Task to carry out.
Reproduce all of the material word for word.

● ● ●

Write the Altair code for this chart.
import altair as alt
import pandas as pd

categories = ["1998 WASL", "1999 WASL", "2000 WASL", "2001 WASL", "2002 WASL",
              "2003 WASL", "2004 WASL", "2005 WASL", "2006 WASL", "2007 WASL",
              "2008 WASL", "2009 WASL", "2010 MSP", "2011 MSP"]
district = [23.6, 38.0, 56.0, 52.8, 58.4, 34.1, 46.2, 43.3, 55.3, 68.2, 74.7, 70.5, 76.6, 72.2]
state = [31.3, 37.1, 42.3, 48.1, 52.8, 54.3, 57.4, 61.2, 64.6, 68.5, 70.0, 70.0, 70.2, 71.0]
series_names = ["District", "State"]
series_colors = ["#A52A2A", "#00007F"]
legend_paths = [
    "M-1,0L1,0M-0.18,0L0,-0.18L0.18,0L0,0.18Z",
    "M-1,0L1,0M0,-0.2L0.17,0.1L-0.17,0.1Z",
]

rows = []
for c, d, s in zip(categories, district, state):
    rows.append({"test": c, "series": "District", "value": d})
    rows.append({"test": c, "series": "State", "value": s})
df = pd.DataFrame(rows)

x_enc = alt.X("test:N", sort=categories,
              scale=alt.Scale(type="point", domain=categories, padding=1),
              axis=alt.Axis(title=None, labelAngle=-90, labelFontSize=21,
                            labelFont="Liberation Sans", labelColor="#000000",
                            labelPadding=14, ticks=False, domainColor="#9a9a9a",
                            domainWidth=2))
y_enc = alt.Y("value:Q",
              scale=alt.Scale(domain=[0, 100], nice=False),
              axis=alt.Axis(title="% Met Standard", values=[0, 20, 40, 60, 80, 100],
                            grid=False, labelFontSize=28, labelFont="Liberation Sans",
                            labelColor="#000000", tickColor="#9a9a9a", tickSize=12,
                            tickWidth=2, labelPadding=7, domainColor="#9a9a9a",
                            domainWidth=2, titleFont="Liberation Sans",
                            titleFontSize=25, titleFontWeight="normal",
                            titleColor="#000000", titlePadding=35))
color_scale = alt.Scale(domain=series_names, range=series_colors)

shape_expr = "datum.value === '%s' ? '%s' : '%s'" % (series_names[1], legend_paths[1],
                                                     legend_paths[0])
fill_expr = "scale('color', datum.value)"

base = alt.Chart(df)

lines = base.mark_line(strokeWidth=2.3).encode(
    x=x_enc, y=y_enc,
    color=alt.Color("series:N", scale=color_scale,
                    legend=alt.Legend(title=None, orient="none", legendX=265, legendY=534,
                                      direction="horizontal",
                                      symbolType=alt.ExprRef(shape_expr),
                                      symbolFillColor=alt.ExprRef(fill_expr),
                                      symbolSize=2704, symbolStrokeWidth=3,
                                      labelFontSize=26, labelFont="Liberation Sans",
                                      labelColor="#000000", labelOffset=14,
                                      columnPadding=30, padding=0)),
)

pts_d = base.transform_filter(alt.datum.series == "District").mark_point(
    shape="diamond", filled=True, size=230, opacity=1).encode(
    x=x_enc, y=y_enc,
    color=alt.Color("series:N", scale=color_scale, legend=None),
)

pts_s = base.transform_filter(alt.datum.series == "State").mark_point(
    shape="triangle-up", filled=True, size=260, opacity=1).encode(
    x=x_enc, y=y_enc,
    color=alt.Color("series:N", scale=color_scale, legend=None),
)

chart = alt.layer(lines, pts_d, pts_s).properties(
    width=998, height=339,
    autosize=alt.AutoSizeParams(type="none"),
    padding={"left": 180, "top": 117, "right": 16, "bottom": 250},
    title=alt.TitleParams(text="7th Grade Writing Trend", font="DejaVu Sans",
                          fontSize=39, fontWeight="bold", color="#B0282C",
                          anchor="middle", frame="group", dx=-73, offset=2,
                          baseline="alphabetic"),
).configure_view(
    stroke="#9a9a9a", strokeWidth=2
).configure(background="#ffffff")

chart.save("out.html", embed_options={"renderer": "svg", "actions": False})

● ● ●

Response to this exercise.
Write the Altair code for this chart.
import altair as alt
import pandas as pd

categories = ["1998 WASL", "1999 WASL", "2000 WASL", "2001 WASL", "2002 WASL",
              "2003 WASL", "2004 WASL", "2005 WASL", "2006 WASL", "2007 WASL",
              "2008 WASL", "2009 WASL", "2010 MSP", "2011 MSP"]
district = [23.6, 38.0, 56.0, 52.8, 58.4, 34.1, 46.2, 43.3, 55.3, 68.2, 74.7, 70.5, 76.6, 72.2]
state = [31.3, 37.1, 42.3, 48.1, 52.8, 54.3, 57.4, 61.2, 64.6, 68.5, 70.0, 70.0, 70.2, 71.0]
series_names = ["District", "State"]
series_colors = ["#A52A2A", "#00007F"]
legend_paths = [
    "M-1,0L1,0M-0.18,0L0,-0.18L0.18,0L0,0.18Z",
    "M-1,0L1,0M0,-0.2L0.17,0.1L-0.17,0.1Z",
]

rows = []
for c, d, s in zip(categories, district, state):
    rows.append({"test": c, "series": "District", "value": d})
    rows.append({"test": c, "series": "State", "value": s})
df = pd.DataFrame(rows)

x_enc = alt.X("test:N", sort=categories,
              scale=alt.Scale(type="point", domain=categories, padding=1),
              axis=alt.Axis(title=None, labelAngle=-90, labelFontSize=21,
                            labelFont="Liberation Sans", labelColor="#000000",
                            labelPadding=14, ticks=False, domainColor="#9a9a9a",
                            domainWidth=2))
y_enc = alt.Y("value:Q",
              scale=alt.Scale(domain=[0, 100], nice=False),
              axis=alt.Axis(title="% Met Standard", values=[0, 20, 40, 60, 80, 100],
                            grid=False, labelFontSize=28, labelFont="Liberation Sans",
                            labelColor="#000000", tickColor="#9a9a9a", tickSize=12,
                            tickWidth=2, labelPadding=7, domainColor="#9a9a9a",
                            domainWidth=2, titleFont="Liberation Sans",
                            titleFontSize=25, titleFontWeight="normal",
                            titleColor="#000000", titlePadding=35))
color_scale = alt.Scale(domain=series_names, range=series_colors)

shape_expr = "datum.value === '%s' ? '%s' : '%s'" % (series_names[1], legend_paths[1],
                                                     legend_paths[0])
fill_expr = "scale('color', datum.value)"

base = alt.Chart(df)

lines = base.mark_line(strokeWidth=2.3).encode(
    x=x_enc, y=y_enc,
    color=alt.Color("series:N", scale=color_scale,
                    legend=alt.Legend(title=None, orient="none", legendX=265, legendY=534,
                                      direction="horizontal",
                                      symbolType=alt.ExprRef(shape_expr),
                                      symbolFillColor=alt.ExprRef(fill_expr),
                                      symbolSize=2704, symbolStrokeWidth=3,
                                      labelFontSize=26, labelFont="Liberation Sans",
                                      labelColor="#000000", labelOffset=14,
                                      columnPadding=30, padding=0)),
)

pts_d = base.transform_filter(alt.datum.series == "District").mark_point(
    shape="diamond", filled=True, size=230, opacity=1).encode(
    x=x_enc, y=y_enc,
    color=alt.Color("series:N", scale=color_scale, legend=None),
)

pts_s = base.transform_filter(alt.datum.series == "State").mark_point(
    shape="triangle-up", filled=True, size=260, opacity=1).encode(
    x=x_enc, y=y_enc,
    color=alt.Color("series:N", scale=color_scale, legend=None),
)

chart = alt.layer(lines, pts_d, pts_s).properties(
    width=998, height=339,
    autosize=alt.AutoSizeParams(type="none"),
    padding={"left": 180, "top": 117, "right": 16, "bottom": 250},
    title=alt.TitleParams(text="7th Grade Writing Trend", font="DejaVu Sans",
                          fontSize=39, fontWeight="bold", color="#B0282C",
                          anchor="middle", frame="group", dx=-73, offset=2,
                          baseline="alphabetic"),
).configure_view(
    stroke="#9a9a9a", strokeWidth=2
).configure(background="#ffffff")

chart.save("out.html", embed_options={"renderer": "svg", "actions": False})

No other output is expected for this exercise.